Stay observant .. and don't
make any excuses for any bad or questionable behavior. You are gradually
collecting information to assess and determine if you want to meet this
person face to face. This is not the stage at which you are listening
to determine if this person is a good match for you. You will not be in
a position to accurately evaluate if a person is a match until after you
meet and spend in-person time with him or her.
We advise women/men to make their dates prove their trustworthiness
before a first meeting
Control the environment .. So there
is support around. This means going someplace where the risk is very low,
a public place or somewhere roommates or friends are present.
Meet during the day .. and always
bring your mobile phone.
If your date objects and insists on being alone, be suspicious. She/he may
turn on the charm, spend hours chatting on the web or phone, and try to
convince you that being alone together will be much more fun or intimate.
He/she may even ask, Don't you trust me? This is a means to manipulate.
Two or three meetings where the risk is low will generally separate the
good from the bad.
Don't give out personal information
... your home or business address, the name of your workplace, your home/business/cell
phone numbers until you've had three to five in-person meetings
that have gone well.
Stay mindful that you do not know this person
.. He or she is still a stranger.
Protecting Yourself
Always remember a sexual predators main goal: to find an environment
where he/she can isolate you. Unfortunately, a tool he/she uses to gain control
is alcohol, consider it a tool against reluctance. If he/she can get one
drink in you, the likelihood of a second and more is quite
good. The more he/she can gain control, the greater likelihood of you being
manipulated.
A predators actions are always planned
... and seldom impulsive. If your attuned to verbal and nonverbal
clues, you can intuitively discern that something isnt quite right.
Many survivors talk about having a bad feeling sometime during the date,
but they denied it. Trust your instincts and reduce risk until he/she
proves he/she is a good person.
Tell a close friend about the date and your
whereabouts. Avoid getting into a strangers car, as well
as having sex on a first date.
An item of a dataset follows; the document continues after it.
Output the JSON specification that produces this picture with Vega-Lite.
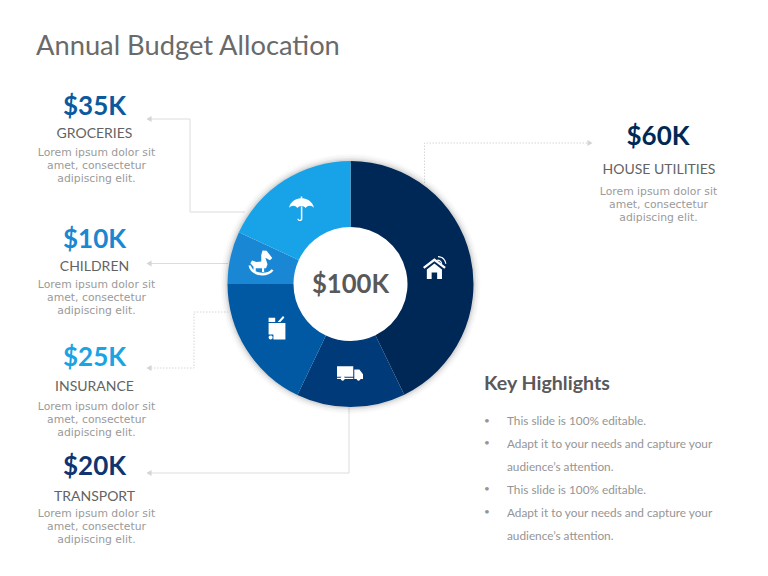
{
"$schema":"https://vega.github.io/schema/vega-lite/v6.json",
"width":768,"height":576,"padding":0,"autosize":{"type":"none"},"background":"#ffffff",
"config":{"view":{"stroke":null}},
"title":{"text":"Annual Budget Allocation","anchor":"start","frame":"group","dx":36,"dy":64,"font":"Lato","fontSize":27.3,"fontWeight":"normal","color":"#6a6a6a"},
"datasets":{
"center":[{"label":"$100K","slideX":350.5,"slideY":285}],
"ring":[{"slideX":350.5,"slideY":284}],
"slices":[
{"category":"HOUSE UTILITIES","rank":1,"share":42.8,"slideX":350.5,"slideY":284},
{"category":"TRANSPORT","rank":2,"share":14.3,"slideX":350.5,"slideY":284},
{"category":"INSURANCE","rank":3,"share":17.9,"slideX":350.5,"slideY":284},
{"category":"CHILDREN","rank":4,"share":6.9,"slideX":350.5,"slideY":284},
{"category":"GROCERIES","rank":5,"share":18.1,"slideX":350.5,"slideY":284}],
"amounts":[
{"amount":"$35K","slideX":94.5,"slideY":107},
{"amount":"$10K","slideX":94.5,"slideY":240},
{"amount":"$25K","slideX":94.5,"slideY":358},
{"amount":"$20K","slideX":94.5,"slideY":467},
{"amount":"$60K","slideX":658,"slideY":137}],
"names":[
{"name":"GROCERIES","slideX":94.5,"slideY":133.5},
{"name":"CHILDREN","slideX":94.5,"slideY":266.5},
{"name":"INSURANCE","slideX":94.5,"slideY":386.5},
{"name":"TRANSPORT","slideX":94.5,"slideY":496.5},
{"name":"HOUSE UTILITIES","slideX":659,"slideY":169.5}],
"blurbs":[
{"blurb":"Lorem ipsum dolor sit\namet, consectetur\nadipiscing elit.","slideX":96.5,"slideY":152.5},
{"blurb":"Lorem ipsum dolor sit\namet, consectetur\nadipiscing elit.","slideX":96.5,"slideY":284.5},
{"blurb":"Lorem ipsum dolor sit\namet, consectetur\nadipiscing elit.","slideX":96.5,"slideY":406.5},
{"blurb":"Lorem ipsum dolor sit\namet, consectetur\nadipiscing elit.","slideX":96.5,"slideY":513.5},
{"blurb":"Lorem ipsum dolor sit\namet, consectetur\nadipiscing elit.","slideX":658.5,"slideY":191.5}],
"leaders":[
{"leader":"GROCERIES","step":1,"slideX":148,"slideY":119},{"leader":"GROCERIES","step":2,"slideX":190,"slideY":119},{"leader":"GROCERIES","step":3,"slideX":190,"slideY":212},{"leader":"GROCERIES","step":4,"slideX":245,"slideY":212},
{"leader":"CHILDREN","step":1,"slideX":148,"slideY":263.5},{"leader":"CHILDREN","step":2,"slideX":228,"slideY":263.5},
{"leader":"INSURANCE","step":1,"slideX":148,"slideY":368},{"leader":"INSURANCE","step":2,"slideX":194,"slideY":368},{"leader":"INSURANCE","step":3,"slideX":194,"slideY":312},{"leader":"INSURANCE","step":4,"slideX":228,"slideY":312},
{"leader":"TRANSPORT","step":1,"slideX":148,"slideY":473},{"leader":"TRANSPORT","step":2,"slideX":349,"slideY":473},{"leader":"TRANSPORT","step":3,"slideX":349,"slideY":407},
{"leader":"HOUSE UTILITIES","step":1,"slideX":424.5,"slideY":183},{"leader":"HOUSE UTILITIES","step":2,"slideX":424.5,"slideY":143},{"leader":"HOUSE UTILITIES","step":3,"slideX":590,"slideY":143}],
"arrows":[
{"direction":"left","slideX":149,"slideY":119},{"direction":"left","slideX":149,"slideY":263.5},{"direction":"left","slideX":149,"slideY":368},{"direction":"left","slideX":149,"slideY":473},{"direction":"right","slideX":590,"slideY":143}],
"icons":[
{"icon":"house","slideX":435,"slideY":267},
{"icon":"truck","slideX":350,"slideY":373.5},
{"icon":"bag","slideX":277,"slideY":328},
{"icon":"horse","slideX":261,"slideY":263},
{"icon":"umbrella","slideX":301.5,"slideY":209}],
"highlights":[
{"line":"This slide is 100% editable.","slideX":507,"slideY":421},
{"line":"Adapt it to your needs and capture your","slideX":507,"slideY":443.5},
{"line":"audience’s attention.","slideX":507,"slideY":466.5},
{"line":"This slide is 100% editable.","slideX":507,"slideY":489.5},
{"line":"Adapt it to your needs and capture your","slideX":507,"slideY":512.5},
{"line":"audience’s attention.","slideX":507,"slideY":536}],
"bullets":[
{"bullet":"•","slideX":484,"slideY":420.5},{"bullet":"•","slideX":484,"slideY":442.5},{"bullet":"•","slideX":484,"slideY":489},{"bullet":"•","slideX":484,"slideY":512}],
"heading":[{"heading":"Key Highlights","slideX":484,"slideY":383.5}]
},
"encoding":{
"x":{"field":"slideX","type":"quantitative","axis":null,"scale":{"domain":[0,768],"nice":false,"zero":false}},
"y":{"field":"slideY","type":"quantitative","axis":null,"scale":{"domain":[0,576],"nice":false,"zero":false,"reverse":true}}
},
"layer":[
{"data":{"name":"leaders"},"transform":[{"filter":"datum.leader!='HOUSE UTILITIES' && datum.leader!='INSURANCE'"}],"mark":{"type":"line","color":"#dcdcdc","strokeWidth":1},"encoding":{"detail":{"field":"leader"},"order":{"field":"step","type":"quantitative"}}},
{"data":{"name":"leaders"},"transform":[{"filter":"datum.leader=='HOUSE UTILITIES' || datum.leader=='INSURANCE'"}],"mark":{"type":"line","color":"#d6d6d6","strokeWidth":1,"strokeDash":[1.5,1.5]},"encoding":{"detail":{"field":"leader"},"order":{"field":"step","type":"quantitative"}}},
{"data":{"name":"arrows"},"mark":{"type":"point","filled":true,"color":"#d4d4d4","size":35,"opacity":1},"encoding":{"shape":{"field":"direction","type":"nominal","legend":null,"scale":{"domain":["left","right"],"range":["triangle-left","triangle-right"]}}}},
{"data":{"name":"ring"},"mark":{"type":"arc","radius":130,"radius2":120,"color":"#000000","opacity":0.02}},
{"data":{"name":"ring"},"mark":{"type":"arc","radius":128,"radius2":120,"color":"#000000","opacity":0.03}},
{"data":{"name":"ring"},"mark":{"type":"arc","radius":126,"radius2":120,"color":"#000000","opacity":0.05}},
{"data":{"name":"ring"},"mark":{"type":"arc","radius":124.5,"radius2":120,"color":"#000000","opacity":0.06}},
{"data":{"name":"slices"},"mark":{"type":"arc","radius":123,"radius2":57},"encoding":{
"theta":{"field":"share","type":"quantitative","stack":true,"scale":{"domain":[0,100]}},
"order":{"field":"rank","type":"quantitative"},
"color":{"field":"category","type":"nominal","legend":null,"scale":{"domain":["HOUSE UTILITIES","TRANSPORT","INSURANCE","CHILDREN","GROCERIES","$60K","$20K","$25K","$10K","$35K"],"range":["#002856","#003a78","#0059a2","#1a87d5","#18a3e8","#002856","#0f3570","#1ba3e3","#1a87d3","#0b5a9e"]}}}},
{"data":{"name":"icons"},"transform":[{"filter":"datum.icon=='house'"}],"mark":{"type":"point","filled":true,"color":"#ffffff","opacity":1,"size":576,"shape":"M-1,0 L-0.05,-0.72 L0.9,0 L0.78,0.14 L-0.05,-0.48 L-0.88,0.14 Z M-0.68,0.2 L-0.05,-0.3 L0.58,0.2 L0.58,1 L0.18,1 L0.18,0.45 L-0.28,0.45 L-0.28,1 L-0.68,1 Z M0.2,-0.62 C0.42,-0.62 0.58,-0.48 0.6,-0.28 L0.5,-0.28 C0.48,-0.44 0.36,-0.52 0.2,-0.52 Z M0.25,-0.92 C0.65,-0.92 0.92,-0.62 0.95,-0.28 L0.85,-0.28 C0.82,-0.58 0.58,-0.82 0.25,-0.82 Z"}},
{"data":{"name":"icons"},"transform":[{"filter":"datum.icon=='truck'"}],"mark":{"type":"point","filled":true,"color":"#ffffff","opacity":1,"size":676,"shape":"M-1,-0.55 L0.25,-0.55 L0.25,0.25 L-1,0.25 Z M0.33,-0.3 L0.72,-0.3 L1,0.05 L1,0.42 L0.33,0.42 Z M-1,0.32 L0.25,0.32 L0.25,0.42 L-1,0.42 Z M-0.72,0.35 C-0.72,0.18 -0.4,0.18 -0.4,0.35 C-0.4,0.62 -0.72,0.62 -0.72,0.35 Z M0.5,0.35 C0.5,0.18 0.82,0.18 0.82,0.35 C0.82,0.62 0.5,0.62 0.5,0.35 Z"}},
{"data":{"name":"icons"},"transform":[{"filter":"datum.icon=='bag'"}],"mark":{"type":"point","filled":true,"color":"#ffffff","opacity":1,"size":576,"shape":"M-0.7,-0.42 L0.7,-0.42 L0.7,0.95 L-0.3,0.95 L-0.3,0.55 L-0.7,0.55 Z M-0.7,0.8 C-0.7,0.58 -0.36,0.58 -0.36,0.8 C-0.36,1.02 -0.7,1.02 -0.7,0.8 Z M-0.7,-0.85 L-0.15,-0.85 L-0.15,-0.5 L-0.7,-0.5 Z M0.05,-0.5 L0.5,-1 L0.62,-0.88 L0.28,-0.5 Z"}},
{"data":{"name":"icons"},"transform":[{"filter":"datum.icon=='horse'"}],"mark":{"type":"point","filled":true,"color":"#ffffff","opacity":1,"size":625,"shape":"M0.12,-1 L0.45,-0.98 L0.9,-0.4 L0.72,-0.22 L0.35,-0.42 L0.52,0.1 L0.4,0.42 L0.25,0.42 L0.25,0.72 L0.08,0.72 L0.08,0.42 L-0.42,0.42 L-0.42,0.68 L-0.6,0.68 L-0.6,0.3 L-0.85,0.02 L-0.72,-0.2 L-0.35,-0.08 L0.02,-0.12 L0.02,-0.65 Z M-1,0.2 L-0.82,0.2 C-0.7,0.55 -0.35,0.78 0.12,0.78 C0.45,0.78 0.7,0.7 0.85,0.5 L1,0.6 C0.8,0.88 0.45,1 0.12,1 C-0.45,1 -0.9,0.7 -1,0.2 Z"}},
{"data":{"name":"icons"},"transform":[{"filter":"datum.icon=='umbrella'"}],"mark":{"type":"point","filled":true,"color":"#ffffff","opacity":1,"size":625,"shape":"M-1,-0.1 C-0.9,-0.6 -0.45,-0.85 -0.06,-0.87 L-0.06,-1 L0.06,-1 L0.06,-0.87 C0.45,-0.85 0.9,-0.6 1,-0.1 C0.8,-0.32 0.5,-0.32 0.33,-0.08 C0.2,-0.3 -0.2,-0.3 -0.33,-0.08 C-0.5,-0.32 -0.8,-0.32 -1,-0.1 Z M-0.05,-0.2 L0.07,-0.2 L0.07,0.8 C0.07,1.02 -0.33,1.02 -0.33,0.78 L-0.23,0.78 C-0.23,0.9 -0.05,0.9 -0.05,0.78 Z"}},
{"data":{"name":"center"},"mark":{"type":"text","font":"Lato","fontSize":25.7,"fontWeight":"bold","color":"#595959","baseline":"middle","align":"center"},"encoding":{"text":{"field":"label"}}},
{"data":{"name":"amounts"},"mark":{"type":"text","font":"Lato","fontSize":26,"fontWeight":"bold","baseline":"middle","align":"center"},"encoding":{"text":{"field":"amount"},"color":{"field":"amount","type":"nominal","legend":null}}},
{"data":{"name":"names"},"mark":{"type":"text","font":"Lato","fontSize":14,"color":"#636363","baseline":"middle","align":"center"},"encoding":{"text":{"field":"name"}}},
{"data":{"name":"blurbs"},"mark":{"type":"text","font":"DejaVu Sans","fontSize":10.8,"color":"#9a9a9a","baseline":"middle","align":"center","lineBreak":"\n","lineHeight":13},"encoding":{"text":{"field":"blurb"}}},
{"data":{"name":"heading"},"mark":{"type":"text","font":"Lato","fontSize":19.6,"fontWeight":"bold","color":"#595959","baseline":"middle","align":"left"},"encoding":{"text":{"field":"heading"}}},
{"data":{"name":"highlights"},"mark":{"type":"text","font":"Lato","fontSize":11.8,"color":"#959595","baseline":"middle","align":"left"},"encoding":{"text":{"field":"line"}}},
{"data":{"name":"bullets"},"mark":{"type":"text","font":"Lato","fontSize":10,"color":"#959595","baseline":"middle","align":"left"},"encoding":{"text":{"field":"bullet"}}}
]
}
Caution is paramount so that you take care
of yourself and have an opportunity to see whether this new person respects
your limits.
Never, ever, sleep together on the first date.
The quicker a man/women has sex, the less long-term plans he/she has for
them. Every man/women knows that having sex too soon is a lack of respect
and changes the relationship's dynamics.
Note: The following clues that hint at potential danger:
Is this person unwilling to talk about past relationships ?
Is this person rude or overly angry with waiters or other service personnel ?
Does this person interrupt you frequently ?
Does this person stop you when talking, by upping his/her volume to be
heard ?
Is this person unable to maintain eye contact ?
Is this person asking you to do something or go somewhere that makes you feel
uncomfortable ?
Does this person criticize you, demean you or give you instructions about how
to conduct yourself ?
Does he/she, make disrespectful comments about women/men ?
Is this person easily frustrated ?
Does this person refer to episodes of abuse or violence in past relationships ?
Does this person have road rage ?
Does this person grab your arm or any other part of your body
without being invited to do so ?
Listen for any inconsistencies in a conversation: .ie,
age, interests, profession or employment, marital status and stories about
exes. Listen for evasiveness, vagueness or ambiguity. Be alert to details
changing or being omitted. Dont make excuses for someone if they
seem to be forgetting what they say or changing what they mean.
If at "anytime" something does not feel
right: or you start to feel uneasy, uncomfortable or in any
danger, change the situation until you feel safe, This includes ending the
meeting, Your in charge of your safety.
Do not second-guess yourself. Make an agreement with yourself that you
will listen to and honor your inner voice or feelings.